Interestingly enough, Little Children is hardly about children at all. Or is it? I suppose it was director Todd Field’s intention to justly interrogate childhood in his sophomore project, to probe its life, its essence, and the intensity with which it evolves. Little Children expertly plants seedling stories of young adult suburban marriages, tends to them gently as they entangle, and relishes in the fruit of a brilliantly harvested ending.
Kate Winslet is Sarah Pierce, a young, unhappily married woman disillusioned by her failure to fuse a Master’s degree with motherhood. She spends her afternoons in the neighborhood park with her young daughter, Lucy (Sadie Goldstein), surrounded by other young moms perfectly satisfied to be perched on park benches like birds on a wire. The object of their recent gossip is the elusive and incredibly handsome park-side ‘prom king’, Brad (Patrick Wilson.) Through an instant intimacy established by the swing sets one day, Sarah discovers Brad’s dissatisfaction with his role as house dad and his reluctance to embrace his only alternative: passing the bar exam as his breadwinning wife (Jennifer Connelly) so desires. As the two use their children to safe-guard their budding romance and eventual affair, the entire town rallies against the release of the neighborhood pervert, Ronnie (Jackie Earle Haley), after two years of jail for indecent exposure. Leading the league of parents on a crusade to chase Ronnie out of town is ex-cop and adult football captain, Larry (Noah Emmerich), who has his own grief when it comes to children. The story ripens with misdirected hatred, violence, and sexuality, until it is fully fleshed out and perfectly rounded by the movie’s end.

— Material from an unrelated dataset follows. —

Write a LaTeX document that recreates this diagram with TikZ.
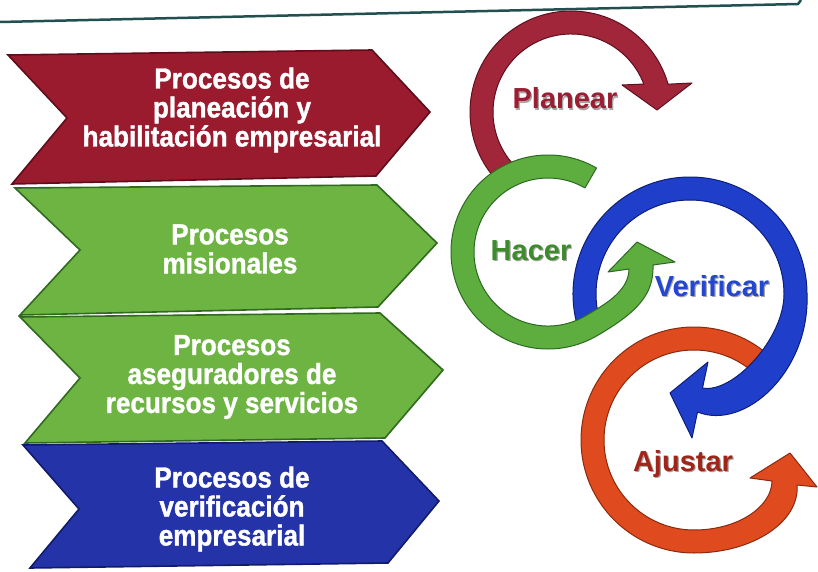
\documentclass[tikz,border=0pt]{standalone}
\usepackage{fontspec}
\setmainfont{Liberation Sans}
\newfontfamily\condfont[FakeStretch=0.9, BoldFeatures={FakeBold=1.2}]{Liberation Sans}
\definecolor{chred}{HTML}{9A1A2E}
\definecolor{chredd}{HTML}{5E0E1A}
\definecolor{chgreen}{HTML}{6DB443}
\definecolor{chgreend}{HTML}{2F6A1F}
\definecolor{chblue}{HTML}{2433A8}
\definecolor{chblued}{HTML}{111B6B}
\definecolor{rred}{HTML}{A1263A}
\definecolor{rredd}{HTML}{5E1020}
\definecolor{rgreen}{HTML}{5DAE3F}
\definecolor{rgreend}{HTML}{2C6A20}
\definecolor{rblue}{HTML}{1F3FCB}
\definecolor{rblued}{HTML}{0C1E7A}
\definecolor{rorange}{HTML}{E04A1F}
\definecolor{rorangd}{HTML}{8A2A0E}
\definecolor{lred}{HTML}{9B1F33}
\definecolor{lgreen}{HTML}{3E8B2D}
\definecolor{lblue}{HTML}{2447CF}
\definecolor{lorange}{HTML}{A02518}
\definecolor{lineteal}{HTML}{21504F}
\begin{document}
\begin{tikzpicture}[x=1pt,y=1pt,
  chev/.style={line width=1.6pt, line join=miter},
  ring/.style={line width=1pt, line join=round},
  ptext/.style={text=white, font=\condfont\fontsize{29}{29}\selectfont\bfseries, align=center, inner sep=0pt},
  rlabel/.style={font=\fontsize{29}{30}\selectfont\bfseries, inner sep=0pt, anchor=base},
  rshadow/.style={rlabel, text=black, opacity=0.35}]
\useasboundingbox (0,0) rectangle (818,571);
\fill[white] (0,0) rectangle (818,571);
% top rule
\draw[line width=2.5pt, color=lineteal] (0,549) -- (798,567) -- (801,571);
% chevrons
\draw[chev, fill=chred, draw=chredd] (8,516) -- (372,521) -- (430,459) -- (376,395) -- (12,387) -- (67,453) -- cycle;
\draw[chev, fill=chgreen, draw=chgreend] (15,383) -- (377,386) -- (437,328) -- (378,264) -- (20,256) -- (80,321) -- cycle;
\draw[chev, fill=chgreen, draw=chgreend] (20,254) -- (380,258) -- (443,201) -- (385,133) -- (25,128) -- (80,193) -- cycle;
\draw[chev, fill=chblue, draw=chblued] (23,126) -- (382,130) -- (439,70) -- (388,8) -- (30,3) -- (79,62) -- cycle;
\node[ptext] (t1) at (232,461) {Procesos de\\planeación y\\habilitación empresarial};
\node[ptext] (t2) at (230,322) {Procesos\\misionales};
\node[ptext] (t3) at (232,194) {Procesos\\aseguradores de\\recursos y servicios};
\node[ptext] (t4) at (232,62) {Procesos de\\verificación\\empresarial};
% Planear ring
\begin{scope}[shift={(571,459)}]
\draw[ring, fill=rred, draw=rredd] (225:101) arc[start angle=225, end angle=16, radius=101]
  -- (121,29) -- (86,2) -- (51,27) -- (21:78) arc[start angle=21, end angle=225, radius=78] -- cycle;
\end{scope}
% Ajustar ring
\begin{scope}[shift={(694,131)}]
\draw[ring, fill=rorange, draw=rorangd] (40:113) arc[start angle=40, end angle=270, radius=113]
  .. controls (60,-113) and (106,-81) .. (103,-45)
  -- (123,-47) -- (96,-13) -- (56,-38) -- (78,-41)
  .. controls (78,-66) and (45,-90) .. (0,-90)
  arc[start angle=270, end angle=40, radius=90] -- cycle;
\end{scope}
% Verificar ring
\begin{scope}[shift={(690,277)}]
\draw[ring, fill=rblue, draw=rblued] (200:117) arc[start angle=200, end angle=0, radius=117]
  .. controls (120,-77) and (55,-137) .. (7.5,-118)
  -- (2,-144) -- (-20,-99) -- (18,-68) -- (12.5,-94)
  .. controls (42.5,-100) and (94,-45) .. (94,0)
  arc[start angle=0, end angle=200, radius=94] -- cycle;
\end{scope}
% Hacer ring
\begin{scope}[shift={(548,319)}]
\draw[ring, fill=rgreen, draw=rgreend] (60:97) arc[start angle=60, end angle=300, radius=97]
  .. controls (90,-60) and (106,-42) .. (105,-13)
  -- (127,-10) -- (89,10) -- (60,-20) -- (81,-17)
  .. controls (81,-40) and (54,-54) .. (37,-64.1)
  arc[start angle=300, end angle=60, radius=74] -- cycle;
\end{scope}
% labels
\node[rshadow] (planear-s) at (566.2,460.8) {Planear};
\node[rlabel, text=lred] (planear) at (565,462) {Planear};
\node[rshadow] (hacer-s) at (532.2,309.8) {Hacer};
\node[rlabel, text=lgreen] (hacer) at (531,311) {Hacer};
\node[rshadow] (verificar-s) at (713.2,273.8) {Verificar};
\node[rlabel, text=lblue] (verificar) at (712,275) {Verificar};
\node[rshadow] (ajustar-s) at (684.2,98.8) {Ajustar};
\node[rlabel, text=lorange] (ajustar) at (683,100) {Ajustar};
\end{tikzpicture}
\end{document}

There is so much about Little Children which resounds of Field’s directorial debut, In the Bedroom: the complex network of characters, the sexual frankness. But there is something deeper here, richness and dimension that In the Bedroom only tapped. I’d say it is sheer brilliance responsible for the way Field evoked fairytale on screen from both Tom Perrotta’s highly acclaimed novel and the pages of Madame Bovary which the movie gently referenced. Little Children is a stunning visual. It is the kind of movie that pays attention to images of rain falling through lace curtains and casting droplets of shadows on shelves of well loved books. It is the kind of film that draws visual parallels; I especially enjoyed Brad and Sarah’s laundry room love scene beside her intuitively timed washing machine.
But, of course, the performances in Little Children absolutely make this film, and not entirely in the way I would have expected. Winslet is perfect; the inner workings of Sarah’s thought, emotion, fantasy, and rationale are painted so wonderfully in her face and evoked exceptionally in her dialog. Surprisingly though, it is Haley’s portrayal of sexually deviant, yet terribly tormented, Ronnie that steals the show. Jackie Earle Haley had been astray from both big and small screens for over ten years prior to his role in Little Children, but the immensity of his performance shows no lag in the Bad News Bears star’s ability. Overall though, Little Children fantastically constructed a cast of characters, all frustrating, all endearing, and all adult in a very childish way.